■ **Information provided**:

>>>

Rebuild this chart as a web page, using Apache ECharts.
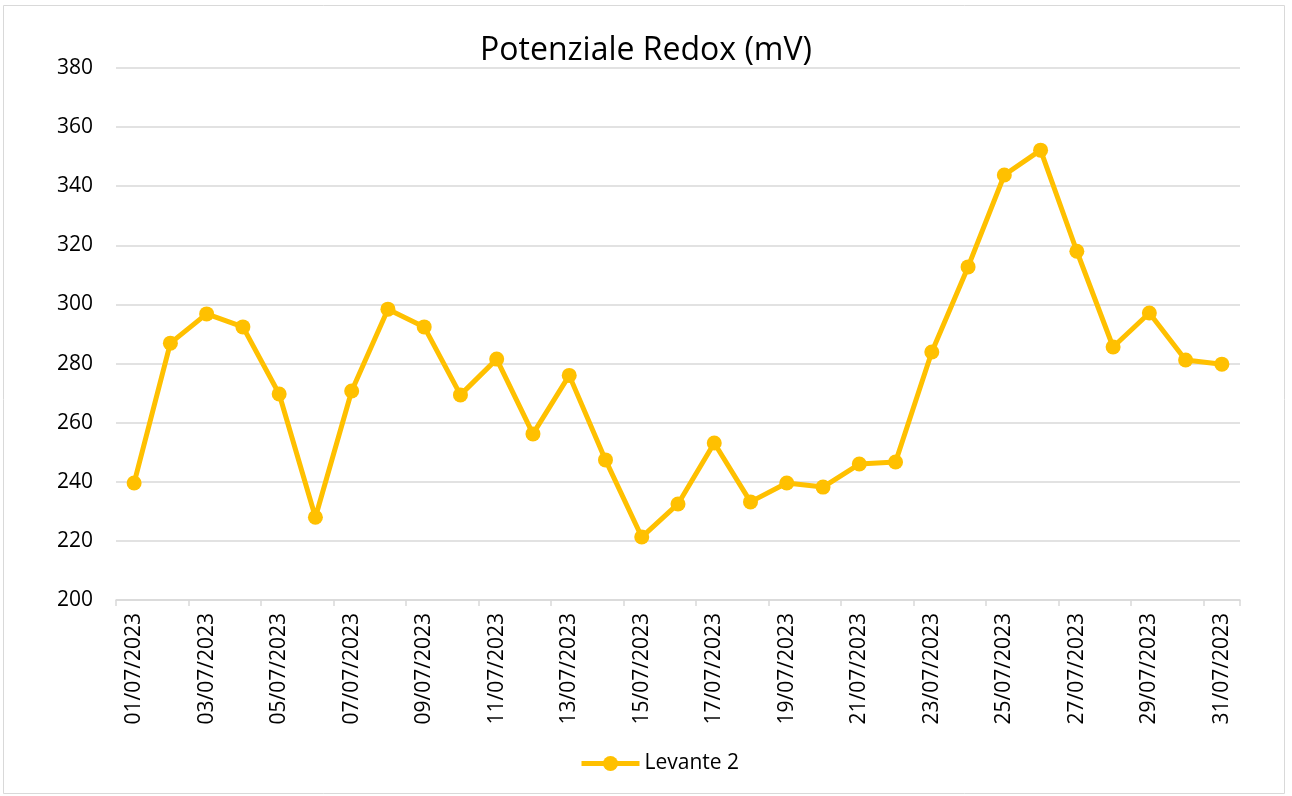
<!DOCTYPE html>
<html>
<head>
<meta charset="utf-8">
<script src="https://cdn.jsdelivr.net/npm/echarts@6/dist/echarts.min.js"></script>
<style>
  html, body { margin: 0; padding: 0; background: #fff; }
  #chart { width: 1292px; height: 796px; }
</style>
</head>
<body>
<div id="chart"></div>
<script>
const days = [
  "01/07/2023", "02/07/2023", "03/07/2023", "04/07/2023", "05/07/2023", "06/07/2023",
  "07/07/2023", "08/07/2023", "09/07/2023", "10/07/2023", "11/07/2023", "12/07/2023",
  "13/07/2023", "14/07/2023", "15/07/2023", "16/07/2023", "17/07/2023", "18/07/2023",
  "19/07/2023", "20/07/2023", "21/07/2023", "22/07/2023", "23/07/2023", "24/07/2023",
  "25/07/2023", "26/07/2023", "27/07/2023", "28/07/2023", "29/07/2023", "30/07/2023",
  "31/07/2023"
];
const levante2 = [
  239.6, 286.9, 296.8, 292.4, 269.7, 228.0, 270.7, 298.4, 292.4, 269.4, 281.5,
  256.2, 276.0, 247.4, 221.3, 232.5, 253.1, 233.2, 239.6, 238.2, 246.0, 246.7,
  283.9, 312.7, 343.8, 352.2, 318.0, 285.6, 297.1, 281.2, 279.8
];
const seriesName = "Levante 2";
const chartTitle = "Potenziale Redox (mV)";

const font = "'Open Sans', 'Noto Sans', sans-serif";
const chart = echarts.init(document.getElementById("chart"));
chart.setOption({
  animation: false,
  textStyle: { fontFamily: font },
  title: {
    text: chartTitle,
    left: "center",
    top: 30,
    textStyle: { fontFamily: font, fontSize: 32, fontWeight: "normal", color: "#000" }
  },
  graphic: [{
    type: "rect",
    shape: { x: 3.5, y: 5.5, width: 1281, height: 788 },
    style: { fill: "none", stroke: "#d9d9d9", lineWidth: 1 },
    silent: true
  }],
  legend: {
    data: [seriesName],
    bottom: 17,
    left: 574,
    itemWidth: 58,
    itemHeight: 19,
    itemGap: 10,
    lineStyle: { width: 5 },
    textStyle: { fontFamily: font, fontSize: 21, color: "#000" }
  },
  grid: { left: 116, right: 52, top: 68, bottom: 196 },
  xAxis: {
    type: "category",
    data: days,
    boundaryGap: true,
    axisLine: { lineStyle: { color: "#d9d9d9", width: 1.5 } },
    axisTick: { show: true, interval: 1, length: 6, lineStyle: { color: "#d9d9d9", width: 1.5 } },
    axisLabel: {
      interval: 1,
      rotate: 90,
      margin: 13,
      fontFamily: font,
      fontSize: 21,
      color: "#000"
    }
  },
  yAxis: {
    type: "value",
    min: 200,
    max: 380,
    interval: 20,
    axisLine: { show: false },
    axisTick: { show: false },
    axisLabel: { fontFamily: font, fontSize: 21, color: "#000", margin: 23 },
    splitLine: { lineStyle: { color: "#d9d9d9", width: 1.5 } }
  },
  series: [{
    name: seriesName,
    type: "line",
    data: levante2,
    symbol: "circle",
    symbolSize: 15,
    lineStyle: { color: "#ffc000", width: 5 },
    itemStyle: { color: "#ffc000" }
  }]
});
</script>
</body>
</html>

<<<

■ **Directions for this task**: Would you return the data exactly as written, without the pictures?

■ **Exercise output**:
Rebuild this chart as a web page, using Apache ECharts.
<!DOCTYPE html>
<html>
<head>
<meta charset="utf-8">
<script src="https://cdn.jsdelivr.net/npm/echarts@6/dist/echarts.min.js"></script>
<style>
  html, body { margin: 0; padding: 0; background: #fff; }
  #chart { width: 1292px; height: 796px; }
</style>
</head>
<body>
<div id="chart"></div>
<script>
const days = [
  "01/07/2023", "02/07/2023", "03/07/2023", "04/07/2023", "05/07/2023", "06/07/2023",
  "07/07/2023", "08/07/2023", "09/07/2023", "10/07/2023", "11/07/2023", "12/07/2023",
  "13/07/2023", "14/07/2023", "15/07/2023", "16/07/2023", "17/07/2023", "18/07/2023",
  "19/07/2023", "20/07/2023", "21/07/2023", "22/07/2023", "23/07/2023", "24/07/2023",
  "25/07/2023", "26/07/2023", "27/07/2023", "28/07/2023", "29/07/2023", "30/07/2023",
  "31/07/2023"
];
const levante2 = [
  239.6, 286.9, 296.8, 292.4, 269.7, 228.0, 270.7, 298.4, 292.4, 269.4, 281.5,
  256.2, 276.0, 247.4, 221.3, 232.5, 253.1, 233.2, 239.6, 238.2, 246.0, 246.7,
  283.9, 312.7, 343.8, 352.2, 318.0, 285.6, 297.1, 281.2, 279.8
];
const seriesName = "Levante 2";
const chartTitle = "Potenziale Redox (mV)";

const font = "'Open Sans', 'Noto Sans', sans-serif";
const chart = echarts.init(document.getElementById("chart"));
chart.setOption({
  animation: false,
  textStyle: { fontFamily: font },
  title: {
    text: chartTitle,
    left: "center",
    top: 30,
    textStyle: { fontFamily: font, fontSize: 32, fontWeight: "normal", color: "#000" }
  },
  graphic: [{
    type: "rect",
    shape: { x: 3.5, y: 5.5, width: 1281, height: 788 },
    style: { fill: "none", stroke: "#d9d9d9", lineWidth: 1 },
    silent: true
  }],
  legend: {
    data: [seriesName],
    bottom: 17,
    left: 574,
    itemWidth: 58,
    itemHeight: 19,
    itemGap: 10,
    lineStyle: { width: 5 },
    textStyle: { fontFamily: font, fontSize: 21, color: "#000" }
  },
  grid: { left: 116, right: 52, top: 68, bottom: 196 },
  xAxis: {
    type: "category",
    data: days,
    boundaryGap: true,
    axisLine: { lineStyle: { color: "#d9d9d9", width: 1.5 } },
    axisTick: { show: true, interval: 1, length: 6, lineStyle: { color: "#d9d9d9", width: 1.5 } },
    axisLabel: {
      interval: 1,
      rotate: 90,
      margin: 13,
      fontFamily: font,
      fontSize: 21,
      color: "#000"
    }
  },
  yAxis: {
    type: "value",
    min: 200,
    max: 380,
    interval: 20,
    axisLine: { show: false },
    axisTick: { show: false },
    axisLabel: { fontFamily: font, fontSize: 21, color: "#000", margin: 23 },
    splitLine: { lineStyle: { color: "#d9d9d9", width: 1.5 } }
  },
  series: [{
    name: seriesName,
    type: "line",
    data: levante2,
    symbol: "circle",
    symbolSize: 15,
    lineStyle: { color: "#ffc000", width: 5 },
    itemStyle: { color: "#ffc000" }
  }]
});
</script>
</body>
</html>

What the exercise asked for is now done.